Worth: $14.00
FilmInk rates movies out of $20 — the score indicates the amount we believe a ticket to the movie to be worth
Cast:
Jennifer Lopez, Constance Wu, Keke Palmer, Lili Reinhart
Intro:
...an insightful drama about female camaraderie...
Inspired by the real-life story of strippers who exploited wall street bankers, the female-helmed caper, Hustlers takes a unique look at a world that up until now has predominantly been seen through a male lens. Its director and screenwriter Lorena Scafaria treats the strip club here like any other workplace, with its competitive nature (including dressing room banter) and hierarchy of power (sleazy managers and bitchy co-workers).
Constance Wu plays Destiny – a single mother struggling to survive while looking after her ailing Grandmother. She then meets the magnetic Ramona (a never better Jennifer Lopez) – a seasoned dancer in control of her sexuality and business – and learns how to make the most of their circumstances.
Until the recession hits and ruins everything… with Scafaria paying impressive pop culture attention and detail to 2008, most aptly through an amusing meta-cameo from Usher Raymond, a known regular on the strip club circuit in his heyday. As a means of survival and formidable form of revenge, the entrepreneurial women hatch a plan to quite literally steal their power back by drugging some truly unsympathetic characters (including the omnipresent Frank Whaley) and taking their credit cards for a ride.
From here on, we navigate through a collection of scams and escapades that, though humorous, quickly become tiresome. Scafaria employs a style that occasionally feels reminiscent of Scorsese flicks like Goodfellas and Casino, but is let down by repeating the same edit patterns and format when moving from the bar to the strip club to (eventually) an apartment.

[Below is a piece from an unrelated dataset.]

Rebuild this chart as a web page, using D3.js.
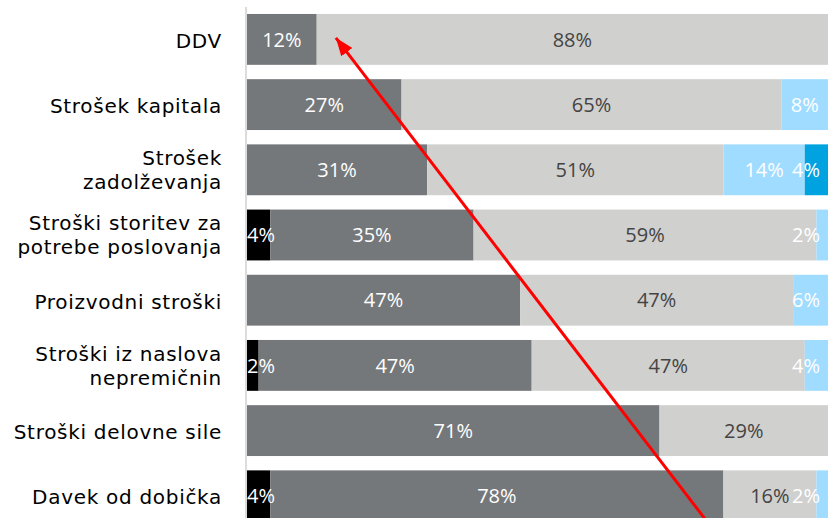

Based on a New York Magazine article, the script noticeably loses its momentum and direction in the second half. As with most true-crime stories, it was only time before issues of morality (and the law) caught up with the eponymous hustlers – though the police, for that matter, are so poorly represented that they might as well be sitting behind their desks eating doughnuts.
But there’s no denying the chemistry between its two leading ladies – from their first interaction where the maternal Ramona keeps Destiny warm under her massive fur coat, their friendship feels believable and genuine across the story’s 7-year drip-fed structure.
Unfortunately, less can be said for their thinly written protégés, Keke Palmer and Lili Reinhart, who round out their expansive team of scam artists. Julia Stiles is another such casualty – shelved with an unimaginative journalist role that is integral only to the film’s framing narrative.
Elevated by Wu and Lopez, Hustlers is fun when it wants to be – succeeding more as an insightful drama about female camaraderie than a thorough meditation on gender politics and empowerment.